O vazamento do relatório do Comitê Independente contratado pela Americanas para investigar a fraude contábil na varejista demonstra que o problema é ainda maior que o estimado pelo mercado e vai além do risco sacado. Matérias publicadas na imprensa por alguns veículos que tiveram acesso ao relatório destacam situações como as suspeitas de vendas de produtos entre os braços físico e digital do grupo até despesas que teriam sido registradas fora do período em que ocorreram.
Os acionistas minoritários, que estão entre os maiores prejudicados pela fraude, no entanto, ainda tateiam no escuro, pois a companhia não deu transparência ao mercado sobre as conclusões que constam no relatório. O Instituto Empresa, entidade que defende os investidores minoritários e ingressou com arbitragens contra a Companhia e seus controladores, solicitou acesso ao documento na Comissão de Valores Mobiliários (CVM) e entrou em contato com a Americanas, que se negou a enviar o relatório.
“Nos últimos dias, o mercado soube dos acordos de delação e do teor do Relatório da Comissão Independente por relatos da imprensa. Tais fatos deveriam ter sido amplamente divulgados pela própria Companhia, evitando boataria e vazamentos, que denotam um certo apego ao segredo e à ocultação das informações”, defende Eduardo Silva, presidente do Instituto Empresa.
Na visão de Silva, o relatório da Comissão Independente foi produzido para os acionistas das Americanas: os atuais e os que sofreram perdas brutais. “Se os minoritários sequer têm acesso a ele, não conseguem nem mesmo formular adequadamente seus pedidos em relação à Companhia e seus controladores. É mais um ato de truculência e de desigualdade em relação aos Investidores”, observa.
Dentre os fatos evidenciados hoje na mídia, Silva observa que chama a atenção o fato de o relatório do comitê apontar que os conselhos fiscais da Americanas e da B2W (o braço digital da companhia), órgãos internos que fiscalizam as empresas, terem sido alertados pela auditoria KPMG sobre os problemas envolvendo o “risco sacado” e as Verbas de Publicidade Cooperadas (VPCs). Essas duas operações, segundo investigações em curso da Polícia Federal, estão na base da suposta fraude de R$25,2 bilhões da varejista.

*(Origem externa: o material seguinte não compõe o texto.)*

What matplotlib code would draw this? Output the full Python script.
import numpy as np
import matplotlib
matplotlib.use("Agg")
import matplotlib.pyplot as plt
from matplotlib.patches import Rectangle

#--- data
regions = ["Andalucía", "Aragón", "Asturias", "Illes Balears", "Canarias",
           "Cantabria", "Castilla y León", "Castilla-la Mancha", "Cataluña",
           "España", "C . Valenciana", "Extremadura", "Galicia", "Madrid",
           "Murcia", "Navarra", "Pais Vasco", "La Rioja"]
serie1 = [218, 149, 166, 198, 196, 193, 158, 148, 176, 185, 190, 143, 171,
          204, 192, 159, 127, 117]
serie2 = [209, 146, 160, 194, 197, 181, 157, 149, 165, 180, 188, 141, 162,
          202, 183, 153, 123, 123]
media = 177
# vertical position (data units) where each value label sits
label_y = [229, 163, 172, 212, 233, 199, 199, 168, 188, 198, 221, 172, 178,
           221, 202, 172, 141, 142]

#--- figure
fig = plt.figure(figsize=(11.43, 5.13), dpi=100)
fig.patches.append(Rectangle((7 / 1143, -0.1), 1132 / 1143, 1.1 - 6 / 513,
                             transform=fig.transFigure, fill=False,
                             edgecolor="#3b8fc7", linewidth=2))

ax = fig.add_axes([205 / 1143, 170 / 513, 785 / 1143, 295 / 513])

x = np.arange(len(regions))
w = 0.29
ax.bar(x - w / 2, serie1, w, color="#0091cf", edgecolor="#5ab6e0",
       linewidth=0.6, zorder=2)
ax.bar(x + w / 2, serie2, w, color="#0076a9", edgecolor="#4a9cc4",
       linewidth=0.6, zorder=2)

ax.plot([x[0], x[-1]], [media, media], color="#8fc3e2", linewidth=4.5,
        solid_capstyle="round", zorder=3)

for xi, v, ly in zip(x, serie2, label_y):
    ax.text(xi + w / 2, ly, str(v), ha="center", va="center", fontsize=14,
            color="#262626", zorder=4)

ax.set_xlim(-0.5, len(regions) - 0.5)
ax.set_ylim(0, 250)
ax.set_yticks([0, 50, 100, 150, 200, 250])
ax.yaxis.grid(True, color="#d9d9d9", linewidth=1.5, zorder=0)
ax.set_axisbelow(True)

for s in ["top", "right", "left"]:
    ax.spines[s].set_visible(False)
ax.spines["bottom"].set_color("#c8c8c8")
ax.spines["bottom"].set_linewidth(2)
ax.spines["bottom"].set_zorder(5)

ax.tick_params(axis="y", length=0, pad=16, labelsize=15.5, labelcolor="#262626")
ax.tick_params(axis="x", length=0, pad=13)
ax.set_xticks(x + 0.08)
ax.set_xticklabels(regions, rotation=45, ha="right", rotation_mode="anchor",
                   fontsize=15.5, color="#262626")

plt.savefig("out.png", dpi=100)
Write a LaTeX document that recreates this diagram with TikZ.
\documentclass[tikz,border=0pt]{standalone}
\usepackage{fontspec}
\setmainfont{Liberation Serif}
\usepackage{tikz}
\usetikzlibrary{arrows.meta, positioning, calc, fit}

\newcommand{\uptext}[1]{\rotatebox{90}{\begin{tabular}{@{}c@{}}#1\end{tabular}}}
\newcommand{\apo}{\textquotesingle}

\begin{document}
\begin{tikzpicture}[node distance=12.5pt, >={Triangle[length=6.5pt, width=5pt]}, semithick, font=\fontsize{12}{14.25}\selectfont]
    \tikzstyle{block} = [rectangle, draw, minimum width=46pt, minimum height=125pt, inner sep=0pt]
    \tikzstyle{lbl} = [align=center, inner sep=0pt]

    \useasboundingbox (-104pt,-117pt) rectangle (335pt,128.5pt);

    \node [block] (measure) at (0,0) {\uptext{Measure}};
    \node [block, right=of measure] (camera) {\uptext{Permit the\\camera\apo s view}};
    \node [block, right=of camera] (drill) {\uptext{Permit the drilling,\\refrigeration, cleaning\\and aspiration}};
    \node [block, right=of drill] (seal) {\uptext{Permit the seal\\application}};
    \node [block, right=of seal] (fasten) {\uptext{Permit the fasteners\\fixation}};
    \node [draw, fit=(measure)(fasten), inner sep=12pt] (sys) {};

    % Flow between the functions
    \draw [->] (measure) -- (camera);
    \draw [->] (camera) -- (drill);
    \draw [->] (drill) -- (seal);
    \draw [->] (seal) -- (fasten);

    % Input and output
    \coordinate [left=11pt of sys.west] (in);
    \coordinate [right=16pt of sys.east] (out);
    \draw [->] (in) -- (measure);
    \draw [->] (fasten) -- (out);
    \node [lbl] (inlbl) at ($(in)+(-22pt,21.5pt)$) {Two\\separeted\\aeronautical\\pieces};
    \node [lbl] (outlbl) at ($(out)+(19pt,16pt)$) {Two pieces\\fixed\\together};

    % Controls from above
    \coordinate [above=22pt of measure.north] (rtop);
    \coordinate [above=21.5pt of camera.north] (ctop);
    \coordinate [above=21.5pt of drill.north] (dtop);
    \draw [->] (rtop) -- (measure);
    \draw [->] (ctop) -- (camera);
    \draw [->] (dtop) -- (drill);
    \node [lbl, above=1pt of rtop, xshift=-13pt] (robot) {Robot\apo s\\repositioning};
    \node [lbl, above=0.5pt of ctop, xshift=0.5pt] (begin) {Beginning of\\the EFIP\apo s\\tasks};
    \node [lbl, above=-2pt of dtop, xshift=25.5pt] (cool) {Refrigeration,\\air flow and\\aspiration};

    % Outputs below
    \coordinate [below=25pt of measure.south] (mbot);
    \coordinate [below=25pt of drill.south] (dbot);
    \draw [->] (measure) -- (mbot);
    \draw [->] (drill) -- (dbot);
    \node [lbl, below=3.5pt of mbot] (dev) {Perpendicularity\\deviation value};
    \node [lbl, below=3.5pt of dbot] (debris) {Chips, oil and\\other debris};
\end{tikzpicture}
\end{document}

De acordo com o comitê, os alertas da KPMG sobre os problemas contábeis foram feitos em apresentações no período de 2016 a 2019, endereçadas ao Conselho Fiscal da Lojas Americanas S.A (Lasa, a responsável pelo comércio físico) e ao Conselho Fiscal de B2W (a operação digital). Nesses casos, a auditoria indicava “dificuldades significativas” referentes à “substituição” e à “retificação” de respostas a cartas enviadas por bancos sobre as operações de risco sacado.
“A estratégia da Americanas tem sido buscar culpar a diretoria pelas fraudes. Mas fica cada vez mais evidente que houve falhas graves de governança corporativa”, ressalta Silva. Na avaliação do Instituto Empresa, essa postura da companhia de direcionar toda a responsabilidade aos administradores tem por objetivo se isentar do ressarcimento aos acionistas minoritários. “Somente a empresa pode processar os diretores culpados, ficando os investidores sem qualquer pleito indenizatório”, lembra.
O vazamento de hoje corrobora as conclusões da apuração realizada pela B3, que suspendeu a empresa do Novo Mercado e impôs multas à própria Americanas, aos conselheiros e ao comitê de auditoria. Na decisão, a B3 apontou que os conselheiros foram omissos na fiscalização e na gestão dos controles internos, permitindo que as irregularidades se estendessem por quase duas décadas. Segundo a bolsa, os conselheiros deveriam ter exercido maior diligência e supervisão. A reprovação das condutas é muito semelhante às atribuídas aos Diretores, sendo as multas praticamente idênticas, evidenciando a responsabilidade compartilhada pela gestão das fraudes.